EU Suspends Part Of Free Trade Talks With U.S.

The European Union says it is suspending a part of the free trade negotiations with the United States to hold a three months-long public consultation amid worries about the deal's proposed rules for investment. EU trade chief Karel De Gucht said Tuesday "some people in Europe have genuine concerns" about the planned investment agreement and the EU therefore seeks their input.

BRUSSELS (AP) -- The European Union announced Tuesday a partial suspension of the free trade negotiations with the United States to hold a three months-long public consultation due to worries about some of the deal's proposed rules for investment.

Non-governmental organizations, lawmakers and some officials have voiced unease over what they say are loopholes in the proposed rules on investment that might expose governments to lawsuits by multinational firms.

"I know some people in Europe have genuine concerns about this ... now I want them to have their say," said EU trade chief Karel De Gucht. The consultation period will start in March with the goal of creating a "more transparent and impartial" system.

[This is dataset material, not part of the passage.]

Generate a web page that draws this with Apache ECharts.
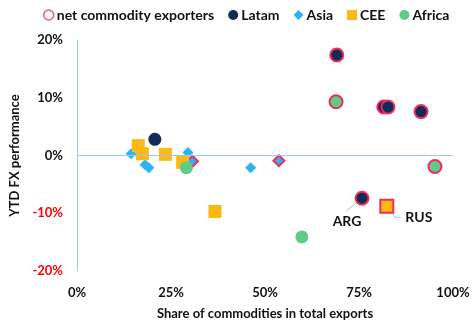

A broad EU-US trade deal could provide a boost to growth and jobs on both sides of the Atlantic by eliminating tariffs and regulatory barriers that are hampering business. The trade volume in goods and services between the two economic giants — representing almost half of global output — totaled 800 billion euros ($1.1 trillion) last year.

The suspension won't derail the overall negotiations that officials hope to conclude by the end of the year, according to the EU Commission, the 28-nation bloc's executive arm. The next high-level meeting in the talks is planned for mid-February in Washington, followed by a new negotiation round in March, both of which will go ahead as planned, said spokesman John Clancy.

The part of the free trade deal that is being contested is a provision that would allow investors or multinational firms to bring arbitration claims against a state when the country is alleged to have broken the pact's investment guidelines.

"Accepting (that) would mean opening the door for big corporations to enforce their interests against EU legislation," warned Bernd Lange, a center-left lawmaker in the European Parliament. "This would deprive states of crucial policy space in important fields such as health or environment."

The Commission maintains that the current patchwork of mostly bilateral agreements between the U.S. and European countries leaves EU nations more vulnerable to such corporate claims than they would be with a tightly formulated free trade pact.

"I have been tasked by all EU member states to work on improving the system to stop potential legal loopholes being used for frivolous claims against the state whilst preserving fair and balanced investment protection for companies," De Gucht said in an explanatory letter to European trade ministers obtained by The Associated Press. "We want — once and for all — to prevent potential abuse of the investment system in the future through new, modern, transparent state-of the-art investment arrangements," he wrote.

U.S. President Barack Obama and European heavyweights like German Chancellor Angela Merkel have been pushing for a swift and ambitious free trade agreement, the so-called Transatlantic Trade and Investment Partnership, or TTIP. The goal of reaching a broad agreement by the end of the year, however, is considered highly ambitious as significant hurdles remain on issues like agriculture, industry regulation and other fields.